Russian Federal Space Agency (Roscosmos) Director Anatoly N. Perminov, who according to Russian media reports is being asked to step down, said a planned meeting between himself and NASA Administrator Charles Bolden will take place April 15 as scheduled.

“Questions about my future service mission should be decided by the government in accordance with established procedures,” Perminov said in an April 6 statement posted on Roscosmos’ Russian-language website.

Perminov also said events commemorating the 50th anniversary of Yuri Gagarin’s historic spaceflight would take place April 12 as scheduled and that he and Bolden are going ahead with a long-planned meeting on U.S.-Russian space cooperation.

Russian Deputy Prime Minister Sergei Ivanov told Russian journalists in Washington April 6 that Perminov will retire soon, hinting he would step down by the end of April.

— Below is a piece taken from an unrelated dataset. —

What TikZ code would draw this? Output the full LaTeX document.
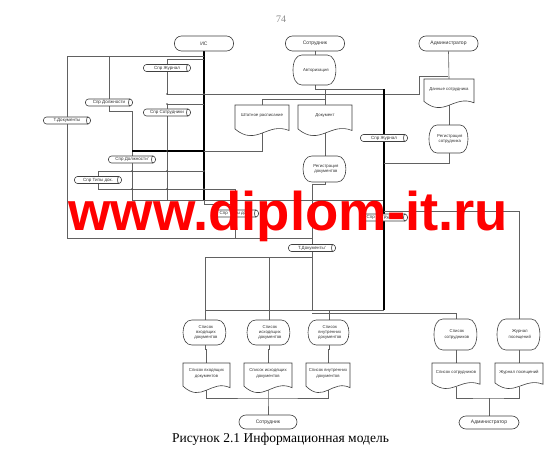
\documentclass[tikz,border=0pt]{standalone}
\usepackage{fontspec}
\setmainfont{Liberation Serif}
\newfontfamily\lsans{Liberation Sans}
\usetikzlibrary{calc}
\pgfdeclarelayer{back}
\pgfdeclarelayer{bg}
\pgfsetlayers{back,bg,main}
\tikzset{
 ln/.style={draw=black!62, line width=0.6pt},
 tk/.style={draw=black, line width=1.3pt},
 shp/.style={draw=black!75, line width=0.6pt, fill=white},
 box/.style={inner sep=0pt, outer sep=0pt, draw=none},
 lbl/.style={inner sep=0pt, align=center, text=black!80, font=\lsans\fontsize{4.3}{5.4}\selectfont},
 term/.style={draw=black!75, line width=0.6pt, fill=white, rounded corners=7pt, minimum width=59pt, minimum height=15pt, inner sep=0pt, text=black!80, font=\lsans\fontsize{5}{6}\selectfont},
 cyl/.style={draw=black!75, line width=0.6pt, fill=white, rounded corners=3pt, minimum width=47pt, minimum height=7pt, inner sep=0pt, text=black!80, font=\lsans\fontsize{4.5}{5}\selectfont},
 dot/.style={fill=black!70},
}
% document symbol: name, x0, y0, x1, y1, text
\newcommand\DocShape[6]{%
  \pgfmathsetmacro\dw{#4-#2}\pgfmathsetmacro\dh{#5-#3}\pgfmathsetmacro\dhh{0.94*\dh}%
  \draw[shp] (#2,#3) -- (#4,#3) -- (#4,{#5-0.15*\dh}) .. controls ({#2+0.6*\dw},{#5-0.45*\dh}) and ({#2+0.4*\dw},{#5+0.4*\dh}) .. (#2,{#5-0.2*\dh}) -- cycle;
  \node[box, minimum width=\dw pt, minimum height=\dhh pt, anchor=north] (#1) at ({(#2+#4)/2},#3) {};
  \node[lbl] (#1t) at ({(#2+#4)/2},{#3+0.36*\dh}) {#6};
}
% display symbol: name, x0, y0, x1, y1, text
\newcommand\DispShape[6]{%
  \pgfmathsetmacro\dw{#4-#2}\pgfmathsetmacro\dh{#5-#3}%
  \draw[shp] ({#2+0.2*\dw},#3) -- ({#4-0.22*\dw},#3) .. controls ({#4+0.04*\dw},#3) and ({#4+0.04*\dw},#5) .. ({#4-0.22*\dw},#5) -- ({#2+0.2*\dw},#5) .. controls ({#2+0.07*\dw},#5) and (#2,{#3+0.78*\dh}) .. (#2,{#3+0.5*\dh}) .. controls (#2,{#3+0.22*\dh}) and ({#2+0.07*\dw},#3) .. cycle;
  \node[box, minimum width=\dw pt, minimum height=\dh pt] (#1) at ({(#2+#4)/2},{(#3+#5)/2}) {};
  \node[lbl] (#1t) at ({(#2+#4)/2+0.02*\dw},{(#3+#5)/2}) {#6};
}
% horizontal store: name, cx, cy, text
\newcommand\CylNode[4]{%
  \node[cyl] (#1) at (#2,#3) {#4};
  \draw[draw=black!75, line width=0.6pt] ($(#1.north east)+(-2.6,0)$) .. controls ($(#1.north east)+(-4.8,0)$) and ($(#1.south east)+(-4.8,0)$) .. ($(#1.south east)+(-2.6,0)$);
}
\begin{document}
\begin{tikzpicture}[x=1pt,y=-1pt]
\begin{pgfonlayer}{back}
\fill[white] (0,0) rectangle (544,460);
\end{pgfonlayer}
\useasboundingbox (0,0) rectangle (544,460);

\node[anchor=base, inner sep=0pt, text=black!45, font=\fontsize{10}{10}\selectfont] (pg) at (281,23) {74};

% terminals
\node[term] (IS) at (204,43.5) {ИС};
\node[term] (sotr) at (315,43.5) {Сотрудник};
\node[term] (adm) at (448.5,43.5) {Администратор};
\node[term, minimum width=58pt, minimum height=14pt] (sotr2) at (268,422) {Сотрудник};
\node[term, minimum width=60pt, minimum height=13pt] (adm2) at (489,422.5) {Администратор};

% stores
\CylNode{sprj1}{167}{68}{Спр Журнал}
\CylNode{sprd1}{109}{102.5}{Спр Должности}
\CylNode{tdoc1}{67}{120.5}{Т.Документы}
\CylNode{sprs1}{167}{112.5}{Спр Сотрудники}
\CylNode{sprd2}{132}{159.5}{Спр Должности'}
\CylNode{sprt1}{98}{180}{Спр Типы док.}
\CylNode{sprt2}{235}{213.5}{Спр Типы док.'}
\CylNode{sprj2}{384}{138}{Спр Журнал}
\CylNode{sprs2}{384}{217.5}{Спр Сотрудники'}
\CylNode{tdoc2}{312}{248}{Т.Документы'}

% displays
\DispShape{auth}{293}{55}{337}{85}{Авторизация}
\DispShape{regdoc}{303}{156}{347}{182}{Регистрация\\документов}
\DispShape{regs}{429}{125}{469}{153}{Регистрация\\сотрудника}
\DispShape{dlin}{183}{320}{227}{345}{Список\\входящих\\документов}
\DispShape{dlout}{247}{320}{291}{345}{Список\\исходящих\\документов}
\DispShape{dlint}{308}{320}{350}{345}{Список\\внутренних\\документов}
\DispShape{dls}{434}{319}{478}{350}{Список\\сотрудников}
\DispShape{djp}{497}{319}{541}{350}{Журнал\\посещений}

% documents
\DocShape{ddata}{424}{79}{474}{107}{Данные сотрудника}
\DocShape{dshtat}{235}{105}{289}{135}{Штатное расписание}
\DocShape{ddoc}{298}{105}{352}{135}{Документ}
\DocShape{docin}{183}{363}{230}{392}{Список входящих\\документов}
\DocShape{docout}{244}{363}{292}{392}{Список исходящих\\документов}
\DocShape{docint}{306}{363}{350}{392}{Список внутренних\\документов}
\DocShape{docs}{432}{363}{480}{388}{Список сотрудников}
\DocShape{docjp}{495}{363}{543}{388}{Журнал посещений}

\coordinate (bl) at (268,398);
\coordinate (br) at (489,398);

\begin{pgfonlayer}{bg}
% left cluster
\draw[tk] (IS.south) -- (204,200);
\draw[ln] (204,200) -- (204,204) -| (sprt2.north);
\draw[ln] (204,56) -| (tdoc1.north);
\draw[ln] (tdoc1.south) -- (67,238) -- (312,238);
\draw[ln] (109,56) -- (sprd1.north);
\draw[ln] (sprd1.south) |- (132,111) -- (sprd2.north);
\draw[ln] (sprd2.south) -- (132,200) -- (384,200);
\draw[ln] (204,59) -| (sprj1.north);
\draw[ln] (sprj1.south) |- (419,94) |- (448,76);
\draw[ln] (204,104) -| (sprs1.north);
\draw[ln] (sprs1.south) -- (167,200);
\draw[tk] (132,151) -- (204,151);
\draw[ln] (204,151) -| (dshtat.south);
\draw[ln] (98,171) -- (204,171);
\draw[ln] (98,171) -- (sprt1.north);
\draw[ln] (sprt1.south) |- (235,189) -- (235,204);
\draw[ln] (sprt2.south) -- (235,238);
\foreach \p in {(132,171),(167,171),(204,171),(167,151),(132,189),(167,189),(204,189),(167,104),(204,94),(167,94)}
  \fill[dot] \p circle (0.9);
% right part
\draw[ln] (sotr.south) -- (auth.north);
\draw[ln] (auth.south) |- (384,89);
\draw[tk] (384,89) -- (sprj2.north);
\draw[tk] (sprj2.south) -- (sprs2.north);
\draw[tk] (sprs2.south) -- (384,310);
\draw[ln] (325,89) -- (325,99);
\draw[ln] (dshtat.north) |- (325,99) -- (ddoc.north);
\draw[ln] (ddoc.south) -- (regdoc.north);
\draw[ln] (regdoc.south) -- ++(0,2) -| (tdoc2.north);
\draw[ln] (tdoc2.south) -- (312,310);
\draw[ln] (adm.south) -- (ddata.north);
\draw[ln] (ddata.south) -- (regs.north);
\draw[ln] (regs.south) |- (384,163);
\draw[ln] (384,211) -| (djp.north);
\draw[ln] (205,257) -- (312,257);
\draw[ln] (205,257) -- (dlin.north);
\draw[ln] (269,257) -- (269,310);
\draw[ln] (205,310) -- (384,310);
\draw[ln] (269,310) -- (dlout.north);
\draw[ln] (329,310) -- (dlint.north);
\draw[ln] (312,313) -| (dls.north);
% lower part
\draw[ln] (dlin.south) -- ++(0,4) -| (docin.north);
\draw[ln] (dlout.south) -- ++(0,4) -| (docout.north);
\draw[ln] (dlint.south) -- ++(0,4) -| (docint.north);
\draw[ln] (dls.south) -- (docs.north);
\draw[ln] (djp.south) -- (docjp.north);
\draw[ln] (docin.south) |- (bl) -| (docint.south);
\draw[ln] (docout.south) -- (bl) -- (sotr2.north);
\draw[ln] (docs.south) |- (br) -| (docjp.south);
\draw[ln] (br) -- (adm2.north);
\end{pgfonlayer}

\node[anchor=base, inner sep=0pt, font=\fontsize{13.5}{14}\selectfont] (cap) at (280.5,442) {Рисунок 2.1 Информационная модель};

\node[anchor=base west, inner sep=0pt, text=red, font=\lsans\bfseries\fontsize{54.5}{55}\selectfont] (wm) at (68,230) {www.diplom-it.ru};
\end{tikzpicture}
\end{document}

“Anatoly Nikolaevich Perminov is 66; under Russian law, state officials are not allowed to serve after this age,” Ivanov said, according to the state news agency RIA Novosti. Perminov turns 66 in June, according to Roscosmos.

Roscosmos spokesman Alexander Vorobiev, meanwhile, told a U.S. media outlet April 6 that Perminov has no plans to retire early or resign. “The current law doesn’t consider the real physical state of top officials,” Vorobiev told Bloomberg. “The Roscosmos chief can do more pull-ups than any candidate for his position who has been reported in the media.”

Those names include Oleg Frolov, the Russian Defense Ministry’s head of procurement, and Roscosmos Deputy Chief Vitaly Davyidov, according to Russian media reports.

Reached by email April 7, Vorobiev declined to confirm his statement to Bloomberg, telling Space News, “I can only repeat that Anatoly Nikolaevich would act the way [he] is ordered by the leadership of the country.”

Vorobiev referred Space News to Perminov’s statement on the Russian-language version of the Roscosmos website.

Perminov was reprimanded following the loss of three Glonass-M navigation satellites in a December launch mishap that was attributed to a fueling error.